Now, the area is poised for development again, and this time, community input has been a critical piece of the plan.
On Wednesday, the Bayview Foundation will begin the process for gaining approval to demolish and redevelop the Bayview Townhouses, located at 601 Bay View Drive.
In 1966, the Bayview Foundation was created and went to work on preserving the diversity and the affordable housing that the Greeenbush once enjoyed. Wednesday’s meeting will be the first time the foundation has made an informational presentation to the UDC.
Bayview Townhomes were built in 1971 and since then the area has been home to a very diverse population. Nearly 50% of the over 300 residents at Bayview are Hmong. Fifteen percent of the residents are Vietnamese, Laotian or Cambodian, 20% are Latinx and 13% are African-American, according to documents the Bayview Foundation submitted to the UDC.

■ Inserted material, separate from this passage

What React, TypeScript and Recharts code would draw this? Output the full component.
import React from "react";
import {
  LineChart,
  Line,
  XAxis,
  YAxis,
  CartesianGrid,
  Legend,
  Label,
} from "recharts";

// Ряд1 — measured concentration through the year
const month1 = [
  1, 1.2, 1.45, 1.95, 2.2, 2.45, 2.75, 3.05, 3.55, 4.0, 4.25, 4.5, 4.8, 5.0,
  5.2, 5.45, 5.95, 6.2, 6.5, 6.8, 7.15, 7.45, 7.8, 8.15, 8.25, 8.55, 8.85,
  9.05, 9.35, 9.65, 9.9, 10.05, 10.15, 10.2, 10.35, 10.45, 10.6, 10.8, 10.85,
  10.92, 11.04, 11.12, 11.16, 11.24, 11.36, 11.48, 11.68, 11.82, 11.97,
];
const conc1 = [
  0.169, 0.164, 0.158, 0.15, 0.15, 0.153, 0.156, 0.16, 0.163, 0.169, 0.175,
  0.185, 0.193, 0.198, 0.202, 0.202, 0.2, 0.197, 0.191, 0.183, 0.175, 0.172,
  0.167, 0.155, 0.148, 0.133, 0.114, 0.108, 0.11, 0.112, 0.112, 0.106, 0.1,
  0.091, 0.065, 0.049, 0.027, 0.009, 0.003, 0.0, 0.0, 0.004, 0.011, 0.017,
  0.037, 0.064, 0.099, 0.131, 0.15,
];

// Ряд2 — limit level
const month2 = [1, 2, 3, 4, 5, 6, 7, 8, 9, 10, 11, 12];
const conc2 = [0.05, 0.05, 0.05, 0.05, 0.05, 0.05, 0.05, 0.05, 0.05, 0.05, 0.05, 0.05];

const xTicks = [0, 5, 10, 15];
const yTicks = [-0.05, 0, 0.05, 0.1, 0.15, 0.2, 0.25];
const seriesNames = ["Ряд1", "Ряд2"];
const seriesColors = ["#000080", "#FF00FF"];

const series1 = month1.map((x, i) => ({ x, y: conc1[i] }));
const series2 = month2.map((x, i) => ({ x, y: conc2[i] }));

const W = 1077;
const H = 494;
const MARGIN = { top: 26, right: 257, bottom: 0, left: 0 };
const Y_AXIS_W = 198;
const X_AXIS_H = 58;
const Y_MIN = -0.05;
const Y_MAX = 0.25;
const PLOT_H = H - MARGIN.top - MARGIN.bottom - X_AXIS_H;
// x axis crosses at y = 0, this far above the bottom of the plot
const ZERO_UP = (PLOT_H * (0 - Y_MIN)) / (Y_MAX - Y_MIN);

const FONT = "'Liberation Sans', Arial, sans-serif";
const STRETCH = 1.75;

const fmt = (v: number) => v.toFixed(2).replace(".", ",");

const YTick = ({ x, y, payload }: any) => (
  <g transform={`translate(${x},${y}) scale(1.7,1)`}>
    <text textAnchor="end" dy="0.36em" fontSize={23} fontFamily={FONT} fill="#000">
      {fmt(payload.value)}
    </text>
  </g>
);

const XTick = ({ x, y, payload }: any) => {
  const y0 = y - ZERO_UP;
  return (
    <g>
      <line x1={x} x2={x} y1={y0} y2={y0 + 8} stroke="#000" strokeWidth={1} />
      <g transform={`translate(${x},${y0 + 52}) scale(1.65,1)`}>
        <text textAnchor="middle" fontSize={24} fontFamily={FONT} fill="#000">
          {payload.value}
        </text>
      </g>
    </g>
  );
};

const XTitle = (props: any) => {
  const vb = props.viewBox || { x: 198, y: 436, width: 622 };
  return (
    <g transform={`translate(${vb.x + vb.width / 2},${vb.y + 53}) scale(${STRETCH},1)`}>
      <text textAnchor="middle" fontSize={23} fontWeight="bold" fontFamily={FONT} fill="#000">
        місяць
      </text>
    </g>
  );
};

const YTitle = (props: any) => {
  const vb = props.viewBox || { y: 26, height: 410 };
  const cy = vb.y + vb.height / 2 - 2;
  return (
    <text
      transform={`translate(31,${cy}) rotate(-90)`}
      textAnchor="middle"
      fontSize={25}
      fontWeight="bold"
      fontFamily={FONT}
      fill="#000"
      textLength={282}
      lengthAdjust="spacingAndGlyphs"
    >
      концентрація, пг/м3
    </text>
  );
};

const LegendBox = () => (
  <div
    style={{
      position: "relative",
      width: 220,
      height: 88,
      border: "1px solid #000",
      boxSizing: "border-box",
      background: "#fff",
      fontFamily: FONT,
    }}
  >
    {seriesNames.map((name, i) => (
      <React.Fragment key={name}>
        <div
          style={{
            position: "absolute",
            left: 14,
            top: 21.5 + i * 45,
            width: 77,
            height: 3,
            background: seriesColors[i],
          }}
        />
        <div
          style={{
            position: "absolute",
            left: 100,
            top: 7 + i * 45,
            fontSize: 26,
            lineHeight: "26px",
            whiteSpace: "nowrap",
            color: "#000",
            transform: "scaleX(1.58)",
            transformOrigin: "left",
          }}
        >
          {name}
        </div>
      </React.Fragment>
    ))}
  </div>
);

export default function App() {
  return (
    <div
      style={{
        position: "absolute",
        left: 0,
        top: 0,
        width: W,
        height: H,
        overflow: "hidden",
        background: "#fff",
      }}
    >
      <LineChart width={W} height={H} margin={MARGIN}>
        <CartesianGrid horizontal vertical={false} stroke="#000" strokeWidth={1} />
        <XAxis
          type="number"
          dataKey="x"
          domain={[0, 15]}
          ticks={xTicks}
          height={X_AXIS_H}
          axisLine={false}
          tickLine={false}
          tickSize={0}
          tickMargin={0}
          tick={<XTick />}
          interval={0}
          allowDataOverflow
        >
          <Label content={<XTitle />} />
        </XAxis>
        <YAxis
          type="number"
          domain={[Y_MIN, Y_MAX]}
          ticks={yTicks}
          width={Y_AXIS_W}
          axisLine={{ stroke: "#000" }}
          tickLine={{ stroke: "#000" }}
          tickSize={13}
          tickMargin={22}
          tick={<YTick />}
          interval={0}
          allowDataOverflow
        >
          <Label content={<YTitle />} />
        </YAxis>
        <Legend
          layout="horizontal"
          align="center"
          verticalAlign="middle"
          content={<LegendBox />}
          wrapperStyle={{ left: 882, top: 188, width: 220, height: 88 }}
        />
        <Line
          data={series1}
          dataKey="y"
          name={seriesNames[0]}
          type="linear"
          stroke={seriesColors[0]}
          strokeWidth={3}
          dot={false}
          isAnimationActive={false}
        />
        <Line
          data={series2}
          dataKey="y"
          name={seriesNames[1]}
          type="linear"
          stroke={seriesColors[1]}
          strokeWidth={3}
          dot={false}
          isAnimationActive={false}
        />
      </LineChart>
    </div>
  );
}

The foundation has been inclusive and transparent with the residents of Bayview Townhomes and do not want to repeat some of the mistakes that were made in Madison’s past with displacing residents or pricing them out with new living spaces. They have hosted over fifteen meetings with residents in order to make sure that the redevelopment incorporates the cultural heritage of people who live there.
“Residents have been actively meeting about it,” said Kevin Burow of Knothe Bruce Architects. “They’ve been totally engaged in the process and are starting to get excited about it. Bayview has really offered up opportunities for them to be part of the process and give their thoughts and feelings on preferences, so their voices have been heard and shaped how we’re doing this development.”

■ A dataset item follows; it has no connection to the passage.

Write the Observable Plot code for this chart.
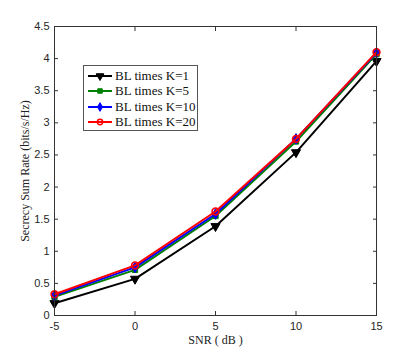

Burow said that the level of engagement Bayview Foundation has done with residents has headed off any semblance of opposition. Plus, he pointed out, the Townhomes as they exist today are getting very run down, so few seem opposed to living in a nicer building.
With over 125 children living on site, the Bayview Foundation proposes an enlarged playground in addition to a community green that can support gardening, outdoor activities and cultural gatherings. There will be an outdoor pavilion as well for ceremonial and cultural activities.
Bayview currently consists of 102 units. Those units will be demolished in phases over the course of the next few years and in their place Bayview will construct 130 units.
According to Burow, the phasing will be done in such a way that none of the residents whose buildings are being demolished will be displaced from the property. There is vacant space right now that Burow said will be used to construct a 40-unit building that will house residents as their individual townhomes are demolished.
After a review by the UDC, Bayview Foundation will still have to go before the Plan Commission before it is able to receive ultimate approval. The group has already been approved to receive $2.9 million from the Madison Affordable Housing Fund.
On Wednesday’s agenda will also be design plans for the Dane County Jail renovation, the proposed Judge Doyle Square building which is expected to be a nine-story, 161 unit building and a proposal for The Hub II, which will be a seven-floor student housing center.